Among Heenan’s objections in his September motion to intervene is Monforton’s description of some City Council members as “arrogant.” Monforton has also called the suit the “result of staggering incompetence by city officials and years of inexcusable fee churning by its attorneys."
In his response to Heenan’s motion filed Thursday, Monforton doubles down on his claims of arrogance, calling comments made by councilmember Danny Choriki as “the height of arrogance.”
While campaigning in 2019, Choriki said the city should “push back hard and firm” on lawsuits from the “fiscal cheapskate movement” that are challenging the franchise fees, Monforton says in his response.
Immediately after Choriki made that statement, Doug James, the Moulton Bellingham attorney representing the city, made a $100 financial contribution to Choriki’s election campaign, the brief states. Brent Cromley, another Moulton Bellingham attorney and a former City Council member, contributed $180 to Choriki.
They did not contribute to Choriki’s other political campaigns, nor during the first four months of his City Council campaign, the brief says.
The money, and its timing, “sends a toxic message: when a city council candidate exhorts the city to fund litigation being handled by Moulton Bellingham, the firm’s attorneys will in turn fund the candidate.”
James was away from his office Thursday and unable to comment.
In a separate filing, the city supports Heenan’s intervention in the lawsuit, and contends plaintiffs’ attorney have disclosed confidential information from the proposed settlement.
A proposed settlement
Recently, a mediator assigned to the case proffered a settlement, which both parties are still wrangling over. City officials would like to address residents about the settlement, but because of the weird nature of the lawsuit they are barred from speaking to them about it.

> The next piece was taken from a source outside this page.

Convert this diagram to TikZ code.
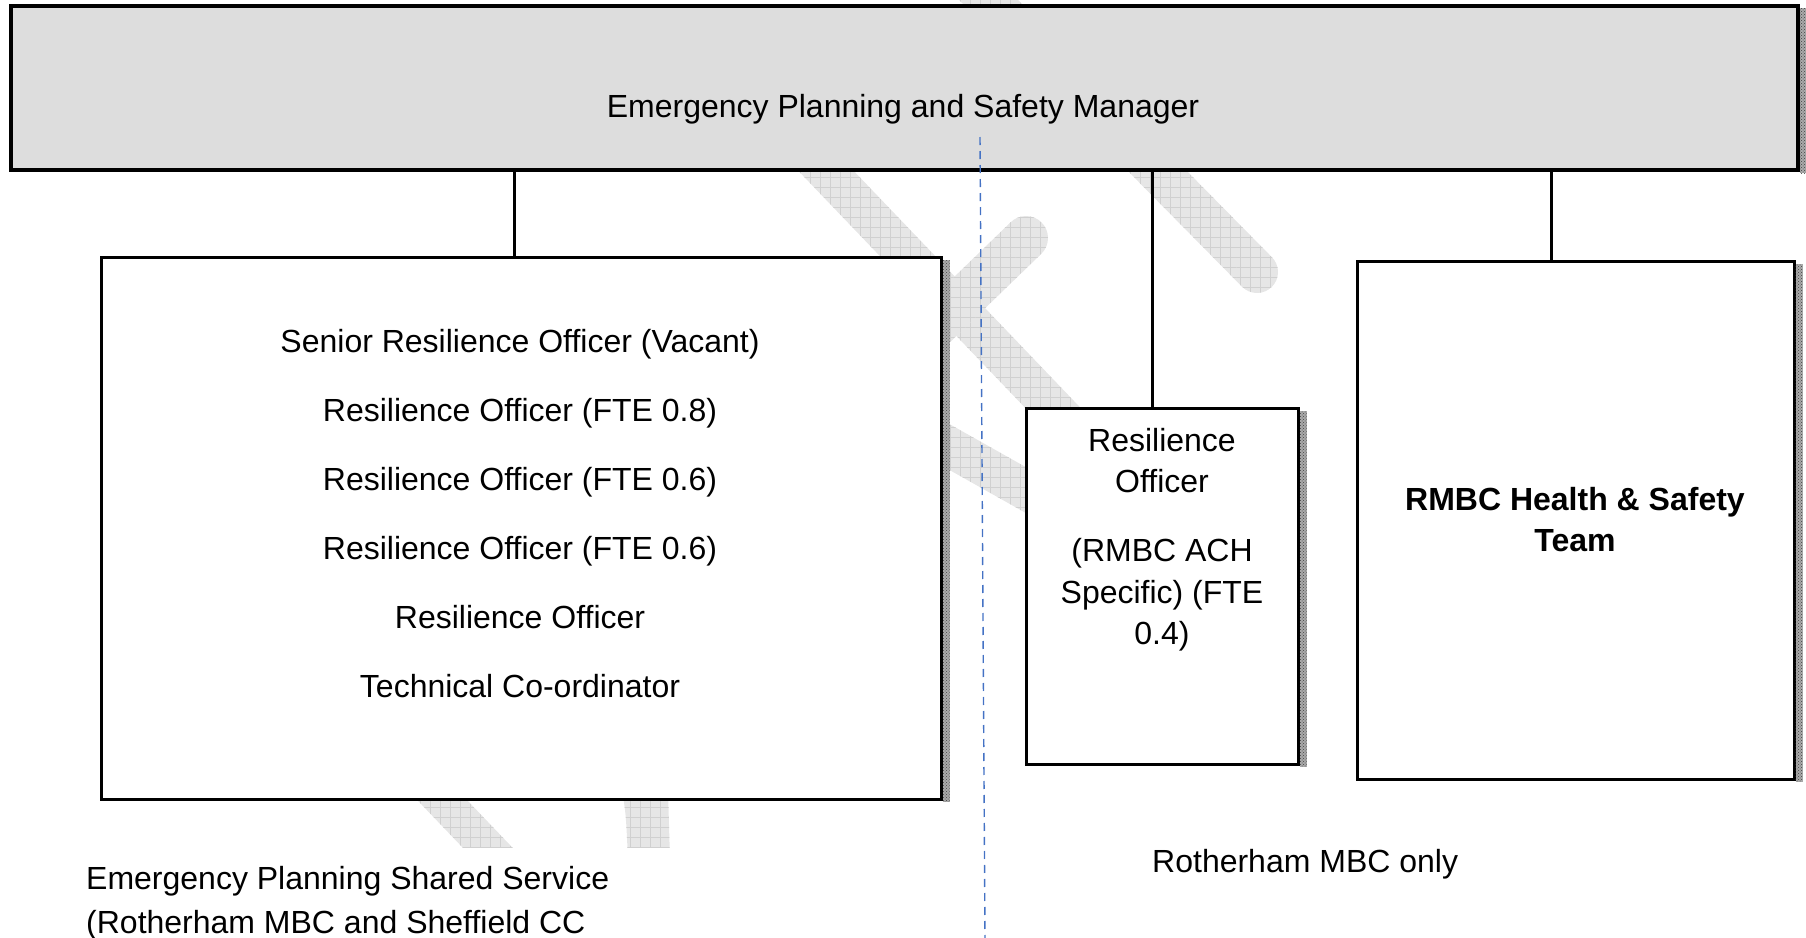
\documentclass[tikz,border=0pt]{standalone}
\usepackage{fontspec}
\setmainfont{Liberation Sans}
\usetikzlibrary{calc,patterns,patterns.meta}

\definecolor{mgrfill}{RGB}{221,221,221}
\definecolor{wmfill}{RGB}{230,230,230}
\definecolor{wmline}{RGB}{208,208,208}
\definecolor{shfill}{RGB}{170,170,170}
\definecolor{splitblue}{RGB}{68,114,196}

\tikzset{
  orgbox/.style={draw, fill=white, line width=2.5pt, inner sep=0pt, anchor=north west},
  topbox/.style={orgbox, fill=mgrfill, line width=4pt},
  boxshade/.style={preaction={fill=shfill}, pattern=crosshatch dots, pattern color=black!75},
  link/.style={line width=3pt},
  divider/.style={splitblue, line width=1.4pt, dash pattern=on 8pt off 6pt},
  wmark/.style={preaction={fill=wmfill}, pattern={Hatch[distance=10pt,angle=0,line width=0.6pt]}, pattern color=wmline},
  lbl/.style={font=\fontsize{32}{38}\selectfont, inner sep=0pt, anchor=base},
}

% one straight stroke of the watermark: from, to, half width
\newcommand{\wmbar}[3]{%
  \path[wmark] ($(#1)!#3!90:(#2)$) -- ($(#2)!#3!-90:(#1)$)
    -- ($(#2)!#3!90:(#1)$) -- ($(#1)!#3!-90:(#2)$) -- cycle;}

\begin{document}
\begin{tikzpicture}[x=1pt, y=-1pt]
  \useasboundingbox (0,0) rectangle (1806,937);

  % watermark strokes, mostly hidden by the boxes
  \begin{scope}
    \clip (0,0) rectangle (1806,847);
    \wmbar{740,81}{1120,478}{20pt}
    \wmbar{900,360}{1026,238}{22pt}
    \path[wmark] (1026,238) circle[radius=22pt];
    \wmbar{969,-20}{1257,272}{21pt}
    \path[wmark] (1257,272) circle[radius=21pt];
    \wmbar{850,391}{1150,560}{20pt}
    \wmbar{380,735}{530,892}{18pt}
    \path[wmark] (622,790) .. controls (626,815) .. (628,860) -- (670,860) -- (668,790) -- cycle;
  \end{scope}

  % boxes
  \node[topbox, minimum width=1787pt, minimum height=164pt] (mgr) at (9,4) {};
  \node[orgbox, minimum width=840pt, minimum height=542pt] (svc) at (100,256) {};
  \node[orgbox, minimum width=272pt, minimum height=356pt] (ach) at (1025,407) {};
  \node[orgbox, minimum width=437pt, minimum height=518pt] (hs) at (1356,260) {};

  % shadows down the right side
  \foreach \b in {mgr,svc,ach,hs}
    \fill[boxshade] ([yshift=-4pt]\b.north east) rectangle ([xshift=7pt,yshift=-1pt]\b.south east);

  % reporting lines
  \coordinate (c1) at (514,0);
  \coordinate (c2) at (1152,0);
  \coordinate (c3) at (1551,0);
  \draw[link] (c1 |- mgr.south) -- (c1 |- svc.north);
  \draw[link] (c2 |- mgr.south) -- (c2 |- ach.north);
  \draw[link] (c3 |- mgr.south) -- (c3 |- hs.north);

  % split between shared service and RMBC
  \coordinate (divtop) at (980,137);
  \coordinate (divbot) at (985,940);
  \draw[divider] (divtop) -- (divbot);

  \node[lbl] (mgrtext) at (903,117) {Emergency Planning and Safety Manager};

  \foreach \t [count=\i] in {Senior Resilience Officer (Vacant),
      Resilience Officer (FTE 0.8), Resilience Officer (FTE 0.6),
      Resilience Officer (FTE 0.6), Resilience Officer, Technical Co-ordinator}
    \node[lbl] (svc\i) at (520,283+69*\i) {\t};

  \node[lbl] (ach1) at (1162,451) {Resilience};
  \node[lbl] (ach2) at (1162,492) {Officer};
  \node[lbl] (ach3) at (1162,561) {(RMBC ACH};
  \node[lbl] (ach4) at (1162,603) {Specific) (FTE};
  \node[lbl] (ach5) at (1162,644) {0.4)};

  \node[lbl, font=\fontsize{32}{38}\selectfont\bfseries] (hs1) at (1575,510) {RMBC Health \& Safety};
  \node[lbl, font=\fontsize{32}{38}\selectfont\bfseries] (hs2) at (1575,551) {Team};

  % areas under the chart
  \node[lbl, anchor=base west] (shared1) at (86,889) {Emergency Planning Shared Service};
  \node[lbl, anchor=base west] (shared2) at (86,933) {(Rotherham MBC and Sheffield CC};
  \node[lbl, anchor=base west] (rmbconly) at (1152,872) {Rotherham MBC only};
\end{tikzpicture}
\end{document}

Residents are technically both the plaintiffs and the defendants in the case. State law generally prohibits the parties in a lawsuit from directly addressing each other, partly to prevent the possibility or perception of coercion.
The city petitioned the judge for permission to talk to residents, possibly through a press conference, but recently were denied.
“To allow the city to make public comment on the lawsuit to the media would expose all class members to the communication and could undermine the suit itself,” the judge ruled.
The settlement has an unusual condition that could hold things up. Plaintiffs say they will settle only on the condition the city, or a judge, stipulate that the franchise fees were illegal. Most settlements include a provision allowing the defendant to admit no wrongdoing.
The admission of liability is meant to act as a deterrent to employing such illegal fees in the future, Monforton has said.
In its most recent filing, the city said plaintiffs have presented no evidence to say the class favors “spending additional taxpayer money for a stipulation that is atypical in settlement. Further, the city is no longer collecting the franchise fee at issue, so any declaration or stipulation would not lower the current ratepayers’ future utility bills.”
The city also insists that Monforton’s demand for an acknowledgment of wrongdoing is politically motivated, citing in their brief an earlier comment from the attorney, who in 2015 served as a Republican state legislator.
“Democrats don’t want the city to admit guilt because they want municipalities across Montana to be able to impose these illegal fees,” Monforton said. “ … Democrats want to enact these back-door sales taxes through municipalities so they don’t have to do it though state government.”
Continued litigation “simply makes no sense, but is the path chosen by” Monforton, James concludes for the city in his brief. “For Billings taxpayers and citizens (class members), this is a losing proposition.”